In an embodiment, the module housing 210 and/or the module cover 220 may be formed based on the arrangement of the battery cell 100. For example, the module housing 210 and/or the module cover 220 may be formed so that at least a portion is bent. The shapes of the module housing 210 and the module cover 220 illustrated in FIG. 9 are illustrative.

The module housing 210 may include the first venting portion 211 of FIG. 4 or the first venting hole 212 of FIG. 6. The module cover 220 may include the second venting portion 221 of FIG. 6 or the second venting hole 222 of FIG. 6.

The first cooling plate 230 may include a plurality of plates 231, 232. For example, the first cooling plate 230 may include a first plate 231 disposed on one side of the module housing 210 and a second plate 232 connected (for example, brazed) to the first plate 231. The first cooling plate 230 may be formed to correspond to the shape of the module housing 210. For example, at least a portion of the first plate 231 may have a folded shape or a stepped shape. The empty space between the first plate 231 and the second plate 232 may be the first coolant receiving space 233.
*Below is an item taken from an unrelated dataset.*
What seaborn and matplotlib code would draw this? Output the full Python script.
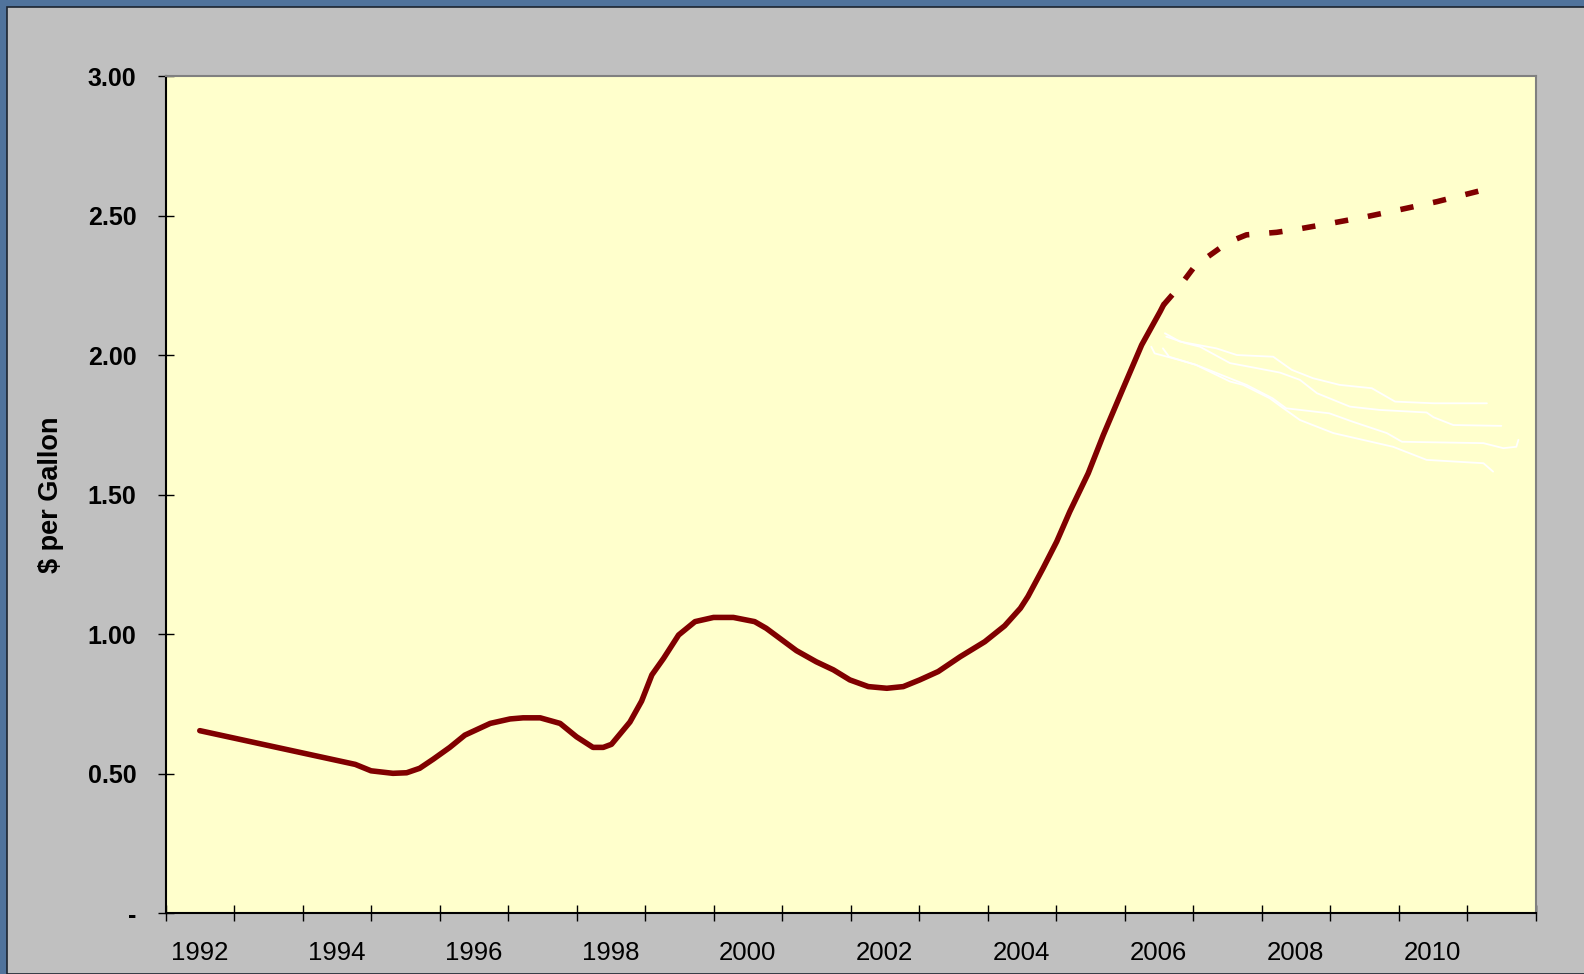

The second cooling plate 240 may include a plurality of plates 431 and 242. For example, the second cooling plate 240 may include a third plate 241 disposed on one side of the module cover 220 and a fourth plate 242 connected (for example, brazed) to the third plate 241. The second cooling plate 240 may be formed to correspond to the shape of the module cover 220. For example, at least a portion of the fourth plate 242 may have a folded shape or a stepped shape. The empty space between the third plate 241 and the fourth plate 242 may be the second coolant receiving space 233.

As set forth above, according to an embodiment, heat propagation between multiple battery modules may be delayed.

According to an embodiment, thermal runaway of a battery pack may be prevented.

The above description is merely an example of applying the principles of the present disclosure, and other configurations may be further included without departing from the scope of the present disclosure.

Only specific examples of implementations of certain embodiments are described. Variations, improvements and enhancements of the disclosed embodiments and other embodiments may be made based on the disclosure of this patent document.